After studying at Dartmouth College in New Hampshire, Maurice returned to Hollywood, where he worked hard to help establish the Screen Writers Guild. For MGM he co-scripted such films as We Went to College (1936), the Spencer Tracy drama They Gave Him a Gun (1937) and the Wallace Beery western The Bad Man of Brimstone (1938). At this point, he left MGM. "I just felt I'd never get anywhere there," he told McGilligan, "because I was a producer's son."

He worked on several films for the B-features unit at 20th Century-Fox, which was run by Sol M. Wurtzel. "From Bad to Wurtzel" was a common phrase around Tinseltown, and that producer's low-budget Sharpshooters (1938), for which Rapf co-wrote a story about a newsreel cameraman, certainly qualified.

In his book Moving Pictures: memories of a Hollywood prince (1981) the screenwriter Budd Schulberg referred to "my Siamese twin Maurice". Like Rapf, he was the son of a moviemaker, B.P. Schulberg, general manager of Paramount Pictures. Friends from an early age, the two princes played together on studio back lots, co-edited their high-school newspaper, and attended Dartmouth together.

With other students of the college, they spent the summer of 1934 in Russia, a visit that attracted them both to Communism. In 1939, along with the novelist F. Scott Fitzgerald and the producer Walter Wanger, the "Siamese Twins" were involved in Winter Carnival, a legendary fiasco. The alcoholic Fitzgerald's fall from the wagon while researching the film was the basis for Schulberg's 1950 novel The Disenchanted.

Newly married, Rapf bobbed from studio to studio in search of work - hard to find after the release of Winter Carnival, which figured prominently on The New York Times's "10 Worst Movies of the Year" list. He worked briefly for Columbia, Fox and Paramount, and was finally reduced to writing westerns at Republic when Walt Disney invited him to co-write Song of the South (1946).

Despite his dissatisfaction with the completed film, which he felt was more Uncle Tom than Uncle Remus, Rapf admired Disney more than any producer he had ever worked for. The success of Song of the South led to his being assigned another Disney vehicle, the nostalgic So Dear to My Heart (1949).

He was working on Cinderella when the nothing-if-not-co-operative screenwriter Martin Berkeley named him (and 160 others) as a Communist before the House Committee on Un-American Activities. The blacklisted Rapf soon left Hollywood for New York, where he worked uncredited on screenplays and television shows, and used his Disney experience to write and produce sponsored animation films.

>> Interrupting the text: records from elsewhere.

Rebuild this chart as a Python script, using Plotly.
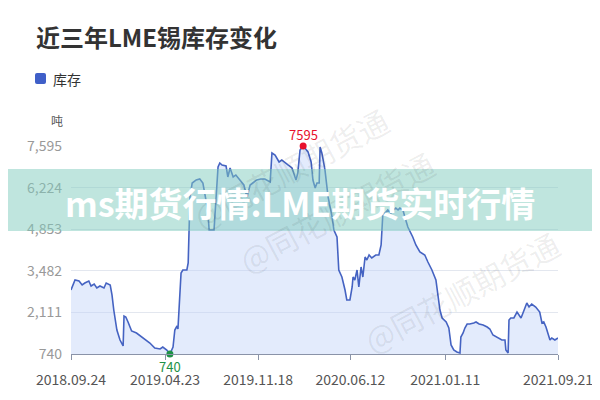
import plotly.graph_objects as go
import numpy as np

dates = ["2018-09-24","2018-10-03","2018-10-12","2018-10-19","2018-10-25","2018-11-03","2018-11-08","2018-11-15","2018-11-21","2018-11-28",
"2018-12-07","2018-12-12","2018-12-21","2018-12-25","2018-12-29","2019-01-05","2019-01-12","2019-01-19","2019-01-21","2019-01-25",
"2019-01-30","2019-02-02","2019-02-07","2019-02-18","2019-03-02","2019-03-09","2019-03-20","2019-03-31","2019-04-12","2019-04-18",
"2019-04-27","2019-05-04","2019-05-11","2019-05-15","2019-05-20","2019-05-22","2019-05-24","2019-05-29","2019-06-02","2019-06-11",
"2019-06-14","2019-06-18","2019-06-23","2019-07-02","2019-07-10","2019-07-17","2019-07-28","2019-07-31","2019-08-11","2019-08-13",
"2019-08-20","2019-08-24","2019-08-29","2019-09-07","2019-09-11","2019-09-16","2019-09-23","2019-09-29","2019-10-08","2019-10-17",
"2019-10-24","2019-10-31","2019-11-06","2019-11-15","2019-11-24","2019-12-03","2019-12-15","2019-12-19","2019-12-26","2020-01-04",
"2020-01-10","2020-01-17","2020-01-24","2020-02-02","2020-02-11","2020-02-15","2020-02-20","2020-02-27","2020-03-04","2020-03-09",
"2020-03-16","2020-03-20","2020-03-25","2020-03-29","2020-04-03","2020-04-05","2020-04-09","2020-04-16","2020-04-23","2020-05-02",
"2020-05-06","2020-05-13","2020-05-17","2020-05-24","2020-05-31","2020-06-04","2020-06-11","2020-06-16","2020-06-18","2020-06-22",
"2020-06-27","2020-07-01","2020-07-06","2020-07-10","2020-07-15","2020-07-19","2020-07-24","2020-07-30","2020-08-08","2020-08-15",
"2020-08-20","2020-08-22","2020-08-24","2020-08-29","2020-09-04","2020-09-11","2020-09-16","2020-09-22","2020-09-27","2020-10-01",
"2020-10-08","2020-10-13","2020-10-19","2020-10-30","2020-11-06","2020-11-15","2020-11-26","2020-12-03","2020-12-12","2020-12-21",
"2020-12-23","2020-12-30","2021-01-04","2021-01-13","2021-01-19","2021-01-24","2021-01-30","2021-02-06","2021-02-13","2021-02-15",
"2021-02-20","2021-02-24","2021-03-01","2021-03-07","2021-03-16","2021-03-21","2021-03-28","2021-04-06","2021-04-15","2021-04-21",
"2021-04-28","2021-05-05","2021-05-11","2021-05-18","2021-05-25","2021-05-27","2021-06-01","2021-06-03","2021-06-07","2021-06-14",
"2021-06-21","2021-06-25","2021-06-30","2021-07-07","2021-07-13","2021-07-18","2021-07-24","2021-08-02","2021-08-11","2021-08-16",
"2021-08-20","2021-08-25","2021-08-29","2021-09-03","2021-09-07","2021-09-14","2021-09-21"]

stock = [2849,3179,3146,3014,3080,3146,2981,3047,2915,2981,
2915,3080,3014,2685,2190,1531,1201,1004,1992,1960,
1795,1696,1498,1432,1300,1201,1103,938,905,971,
872,740,971,1531,1663,1564,2190,3410,3509,3509,
3739,5915,6376,6475,6508,6376,5486,4827,4827,5387,
6903,7035,6969,6936,6574,6871,6574,6640,6475,6310,
5915,6310,6376,6475,6508,6508,6409,7365,7299,7068,
7134,7035,6969,6871,6475,6706,7464,7595,7464,7398,
7068,6475,6211,6376,6376,7563,7365,6805,5915,5256,
4827,4596,3509,3278,2849,2520,2520,2948,3278,3179,
3509,2948,3608,3278,3937,3838,4003,3904,4003,4003,
4333,4827,5387,5387,5486,5387,5486,5552,5486,5552,
5486,5223,4926,4596,4333,4102,4003,3772,3509,3179,
2948,2190,1927,1795,1597,1037,872,806,773,1300,
1432,1597,1729,1729,1762,1795,1729,1696,1630,1564,
1366,1300,1267,1201,1201,872,773,1861,1927,1927,
2124,2025,1927,2190,2421,2289,2388,2289,2124,1762,
1795,1630,1432,1201,1267,1201,1267]

tick_dates = ["2018-09-24","2019-04-23","2019-11-18","2020-06-12","2021-01-11","2021-09-21"]
tick_labels = ["2018.09.24","2019.04.23","2019.11.18","2020.06.12","2021.01.11","2021.09.21"]
y_ticks = [740, 2111, 3482, 4853, 6224, 7595]

title_text = "近三年LME锡库存变化"
series_name = "库存"
unit_text = "吨"
banner_text = "ms期货行情:LME期货实时行情"
watermark_text = "@同花顺期货通"

FONT = "Noto Sans CJK SC, Noto Sans, sans-serif"
LINE = "#4563c2"

# page body has an 8px margin: figure is 592x392 placed at (8,8)
OFF = 8
L, R, T, B = 71 - OFF, 42, 146 - OFF, 46
W, H = 600 - OFF, 400 - OFF
PW, PH = W - L - R, H - T - B
def px(x):  # x in screenshot pixels
    return (x - 71) / PW
def py(y):
    return (354 - y) / PH

fig = go.Figure()
fig.add_trace(go.Scatter(x=dates, y=stock, mode="lines", name=series_name,
                         line=dict(color=LINE, width=1.6),
                         fill="tozeroy", fillcolor="rgba(188,208,247,0.42)",
                         showlegend=False))

imax = int(np.argmax(stock)); imin = int(np.argmin(stock))
fig.add_trace(go.Scatter(x=[dates[imax]], y=[stock[imax]], mode="markers",
                         marker=dict(color="#e8112d", size=7),
                         showlegend=False, cliponaxis=False))
fig.add_trace(go.Scatter(x=[dates[imin]], y=[stock[imin]], mode="markers",
                         marker=dict(color="#1e9147", size=7),
                         showlegend=False, cliponaxis=False))

annotations = [
    dict(text="<b>" + title_text + "</b>", x=px(34), y=py(36), xref="paper", yref="paper",
         xanchor="left", yanchor="middle", showarrow=False,
         font=dict(size=24, color="#333333", family=FONT)),
    dict(text=series_name, x=px(51), y=py(79), xref="paper", yref="paper",
         xanchor="left", yanchor="middle", showarrow=False,
         font=dict(size=14, color="#333333", family=FONT)),
    dict(text=unit_text, x=px(57), y=py(120), xref="paper", yref="paper",
         xanchor="center", yanchor="middle", showarrow=False,
         font=dict(size=12, color="#555555", family=FONT)),
    dict(text=str(stock[imax]), x=dates[imax], y=stock[imax], xref="x", yref="y",
         yshift=12, showarrow=False, xanchor="center", yanchor="middle",
         font=dict(size=13, color="#e8112d", family=FONT)),
    dict(text=str(stock[imin]), x=dates[imin], y=stock[imin], xref="x", yref="y",
         yshift=-12, showarrow=False, xanchor="center", yanchor="middle",
         font=dict(size=13, color="#1e9147", family=FONT)),
]
for (wx, wy) in [(290, 95), (445, 285), (570, 365)]:
    annotations.append(dict(text=watermark_text, x=px(wx), y=py(wy), xref="paper", yref="paper",
                            showarrow=False, textangle=-28,
                            font=dict(size=31, color="rgba(0,0,0,0.075)", family=FONT)))
annotations.append(dict(text="<b>" + banner_text + "</b>", x=px(300), y=py(202), xref="paper", yref="paper",
                        xanchor="center", yanchor="middle", showarrow=False,
                        font=dict(size=34, color="white", family=FONT)))

a, b, c, d, r = px(35), py(73), px(46), py(84), 2.0 / PW
ry = 2.0 / PH
legend_path = ("M {x0},{y0} L {x1},{y0} Q {c},{b} {c},{y2} L {c},{y3} Q {c},{d} {x1},{d} "
               "L {x0},{d} Q {a},{d} {a},{y3} L {a},{y2} Q {a},{b} {x0},{b} Z").format(
    x0=a + r, x1=c - r, y0=b, y2=b - ry, y3=d + ry, a=a, b=b, c=c, d=d)

shapes = [
    dict(type="path", xref="paper", yref="paper", layer="above",
         path=legend_path, fillcolor="#3f5fc8", line=dict(width=0)),
    dict(type="rect", xref="paper", yref="paper", layer="above",
         x0=px(0), x1=px(600), y0=py(231), y1=py(169),
         fillcolor="rgba(128,203,190,0.5)", line=dict(width=0)),
]

fig.update_layout(
    width=W, height=H,
    margin=dict(l=L, r=R, t=T, b=B, autoexpand=False),
    paper_bgcolor="white", plot_bgcolor="white",
    font=dict(family=FONT),
    annotations=annotations, shapes=shapes,
    xaxis=dict(type="date", range=[tick_dates[0], tick_dates[-1]],
               tickvals=tick_dates, ticktext=tick_labels,
               tickfont=dict(size=14, color="#555555"),
               showgrid=False, showline=True, linecolor="#8a93a8", linewidth=1,
               ticks="outside", ticklen=5, tickcolor="#8a93a8", zeroline=False,
               ticklabelstandoff=8),
    yaxis=dict(range=[740, 7595], tickvals=y_ticks, tickformat=",",
               tickfont=dict(size=14, color="#999999"),
               showgrid=True, gridcolor="#e3e7ef", gridwidth=1,
               zeroline=False, showline=False, ticks="", ticklabelstandoff=8),
)

fig.write_html("out.html")
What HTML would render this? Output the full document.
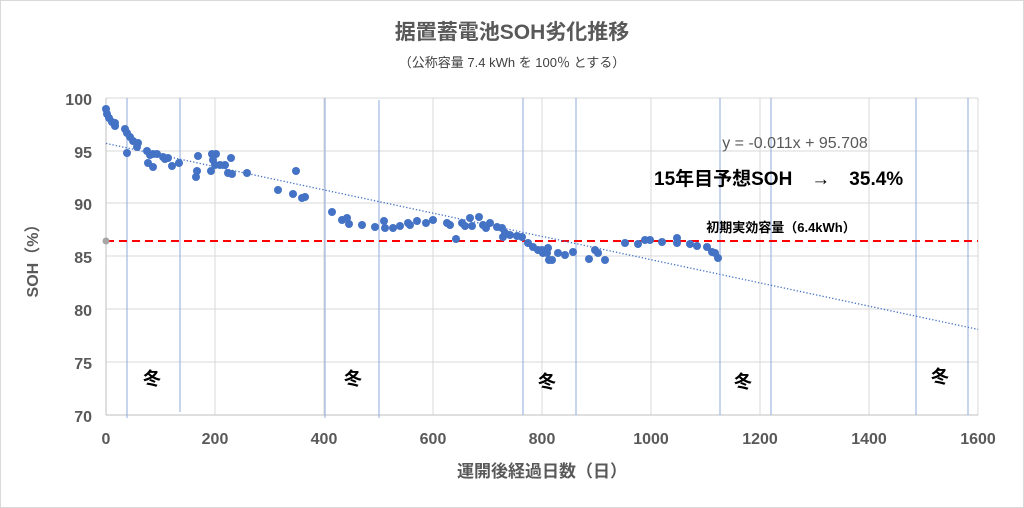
<!DOCTYPE html>
<html><head><meta charset="utf-8"><style>
body{margin:0;background:#fff}
svg{display:block;font-family:"Liberation Sans","Noto Sans CJK JP",sans-serif}
</style></head><body>
<svg width="1024" height="508" viewBox="0 0 1024 508">
<rect x="0.5" y="0.5" width="1023" height="507" fill="#fff" stroke="#d9d9d9"/>
<text x="512" y="39" text-anchor="middle" font-size="21" font-weight="bold" fill="#595959">据置蓄電池SOH劣化推移</text>
<text x="512" y="67" text-anchor="middle" font-size="13" fill="#404040">（公称容量 7.4 kWh を 100％ とする）</text>
<g stroke="#d9d9d9" stroke-width="1">
<line x1="106" y1="98" x2="978" y2="98"/><line x1="106" y1="151" x2="978" y2="151"/><line x1="106" y1="203" x2="978" y2="203"/><line x1="106" y1="256" x2="978" y2="256"/><line x1="106" y1="309" x2="978" y2="309"/><line x1="106" y1="362" x2="978" y2="362"/>
<line x1="215" y1="98" x2="215" y2="415"/><line x1="324" y1="98" x2="324" y2="415"/><line x1="433" y1="98" x2="433" y2="415"/><line x1="542" y1="98" x2="542" y2="415"/><line x1="651" y1="98" x2="651" y2="415"/><line x1="760" y1="98" x2="760" y2="415"/><line x1="869" y1="98" x2="869" y2="415"/><line x1="978" y1="98" x2="978" y2="415"/>
</g>
<line x1="106" y1="98" x2="106" y2="415" stroke="#bfbfbf"/>
<line x1="106" y1="415" x2="978" y2="415" stroke="#bfbfbf"/>
<g stroke="#8faadc" stroke-width="1">
<line x1="127" y1="98" x2="127" y2="418"/><line x1="180" y1="98" x2="180" y2="412"/><line x1="325" y1="98" x2="325" y2="418"/><line x1="379" y1="100" x2="379" y2="418"/><line x1="523" y1="98" x2="523" y2="415"/><line x1="576" y1="98" x2="576" y2="415"/><line x1="720" y1="98" x2="720" y2="415"/><line x1="771" y1="98" x2="771" y2="415"/><line x1="916" y1="98" x2="916" y2="415"/><line x1="968" y1="98" x2="968" y2="415"/>
</g>
<g font-size="16" font-weight="bold" fill="#595959" text-anchor="end">
<text x="92" y="105">100</text><text x="92" y="158">95</text><text x="92" y="210">90</text><text x="92" y="263">85</text><text x="92" y="316">80</text><text x="92" y="369">75</text><text x="92" y="422">70</text>
</g>
<g font-size="16" font-weight="bold" fill="#595959" text-anchor="middle">
<text x="106" y="444">0</text><text x="215" y="444">200</text><text x="324" y="444">400</text><text x="433" y="444">600</text><text x="542" y="444">800</text><text x="651" y="444">1000</text><text x="760" y="444">1200</text><text x="869" y="444">1400</text><text x="978" y="444">1600</text>
</g>
<text x="542" y="477" text-anchor="middle" font-size="17" font-weight="bold" fill="#595959">運開後経過日数（日）</text>
<text transform="translate(38,257) rotate(-90)" text-anchor="middle" font-size="16" font-weight="bold" fill="#595959">SOH（%）</text>
<line x1="106" y1="241" x2="978" y2="241" stroke="#ff0000" stroke-width="2" stroke-dasharray="8,5"/>
<circle cx="106" cy="241" r="3.5" fill="#a6a6a6"/>
<line x1="106" y1="143.4" x2="978" y2="329.4" stroke="#4472c4" stroke-width="1.3" stroke-dasharray="1.3,2"/>
<g fill="#4472c4">
<circle cx="106" cy="109" r="4"/><circle cx="107" cy="114" r="4"/><circle cx="109" cy="118" r="4"/><circle cx="112" cy="122" r="4"/><circle cx="115" cy="123" r="4"/><circle cx="115" cy="126" r="4"/><circle cx="125" cy="129" r="4"/><circle cx="127" cy="133" r="4"/><circle cx="130" cy="137" r="4"/><circle cx="133" cy="141" r="4"/><circle cx="138" cy="143" r="4"/><circle cx="137" cy="147" r="4"/><circle cx="127" cy="153" r="4"/><circle cx="147" cy="151" r="4"/><circle cx="150" cy="155" r="4"/><circle cx="153" cy="154" r="4"/><circle cx="157" cy="154" r="4"/><circle cx="148" cy="163" r="4"/><circle cx="153" cy="167" r="4"/><circle cx="163" cy="157" r="4"/><circle cx="165" cy="159" r="4"/><circle cx="168" cy="158" r="4"/><circle cx="172" cy="166" r="4"/><circle cx="179" cy="163" r="4"/><circle cx="198" cy="156" r="4"/><circle cx="197" cy="171" r="4"/><circle cx="196" cy="177" r="4"/><circle cx="212" cy="154" r="4"/><circle cx="216" cy="154" r="4"/><circle cx="213" cy="160" r="4"/><circle cx="215" cy="165" r="4"/><circle cx="220" cy="165" r="4"/><circle cx="225" cy="165" r="4"/><circle cx="211" cy="171" r="4"/><circle cx="228" cy="173" r="4"/><circle cx="232" cy="174" r="4"/><circle cx="231" cy="158" r="4"/><circle cx="247" cy="173" r="4"/><circle cx="278" cy="190" r="4"/><circle cx="296" cy="171" r="4"/><circle cx="293" cy="194" r="4"/><circle cx="302" cy="198" r="4"/><circle cx="305" cy="197" r="4"/><circle cx="332" cy="212" r="4"/><circle cx="342" cy="220" r="4"/><circle cx="347" cy="218" r="4"/><circle cx="349" cy="224" r="4"/><circle cx="362" cy="225" r="4"/><circle cx="375" cy="227" r="4"/><circle cx="384" cy="221" r="4"/><circle cx="385" cy="228" r="4"/><circle cx="393" cy="228" r="4"/><circle cx="400" cy="226" r="4"/><circle cx="408" cy="223" r="4"/><circle cx="410" cy="225" r="4"/><circle cx="417" cy="221" r="4"/><circle cx="426" cy="223" r="4"/><circle cx="433" cy="220" r="4"/><circle cx="447" cy="223" r="4"/><circle cx="450" cy="225" r="4"/><circle cx="456" cy="239" r="4"/><circle cx="462" cy="223" r="4"/><circle cx="465" cy="226" r="4"/><circle cx="470" cy="218" r="4"/><circle cx="472" cy="226" r="4"/><circle cx="479" cy="217" r="4"/><circle cx="483" cy="225" r="4"/><circle cx="486" cy="228" r="4"/><circle cx="490" cy="223" r="4"/><circle cx="497" cy="227" r="4"/><circle cx="502" cy="228" r="4"/><circle cx="505" cy="233" r="4"/><circle cx="503" cy="237" r="4"/><circle cx="510" cy="235" r="4"/><circle cx="517" cy="236" r="4"/><circle cx="522" cy="237" r="4"/><circle cx="528" cy="243" r="4"/><circle cx="533" cy="247" r="4"/><circle cx="538" cy="250" r="4"/><circle cx="543" cy="253" r="4"/><circle cx="548" cy="248" r="4"/><circle cx="549" cy="260" r="4"/><circle cx="542" cy="250" r="4"/><circle cx="547" cy="253" r="4"/><circle cx="552" cy="260" r="4"/><circle cx="558" cy="253" r="4"/><circle cx="565" cy="255" r="4"/><circle cx="573" cy="252" r="4"/><circle cx="589" cy="259" r="4"/><circle cx="595" cy="250" r="4"/><circle cx="598" cy="253" r="4"/><circle cx="605" cy="260" r="4"/><circle cx="625" cy="243" r="4"/><circle cx="638" cy="244" r="4"/><circle cx="645" cy="240" r="4"/><circle cx="650" cy="240" r="4"/><circle cx="662" cy="242" r="4"/><circle cx="677" cy="238" r="4"/><circle cx="677" cy="243" r="4"/><circle cx="690" cy="244" r="4"/><circle cx="697" cy="246" r="4"/><circle cx="707" cy="247" r="4"/><circle cx="712" cy="252" r="4"/><circle cx="715" cy="253" r="4"/><circle cx="718" cy="258" r="4"/>
</g>
<text x="795" y="148" text-anchor="middle" font-size="16" fill="#595959">y = -0.011x + 95.708</text>
<text x="654" y="185" font-size="19" font-weight="bold" fill="#000">15年目予想SOH　→　35.4%</text>
<text x="781" y="232" text-anchor="middle" font-size="13" font-weight="bold" fill="#000">初期実効容量（6.4kWh）</text>
<g font-size="18" font-weight="bold" fill="#000" text-anchor="middle">
<text x="152" y="385">冬</text><text x="353" y="385">冬</text><text x="547" y="388">冬</text><text x="743" y="388">冬</text><text x="940" y="383">冬</text>
</g>
</svg>
</body></html>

In 1951, Budd Schulberg testified before the Committee as a friendly witness. Although the 15 names he gave them did not include Rapf's, their long friendship ended then and there, and they avoided one another for 13 years. Yet the estrangement seemed fated to end: "My youngest son and one of Schulberg's sons were both admitted to Dartmouth in 1964," he told McGilligan. "We acted as if nothing had ever happened."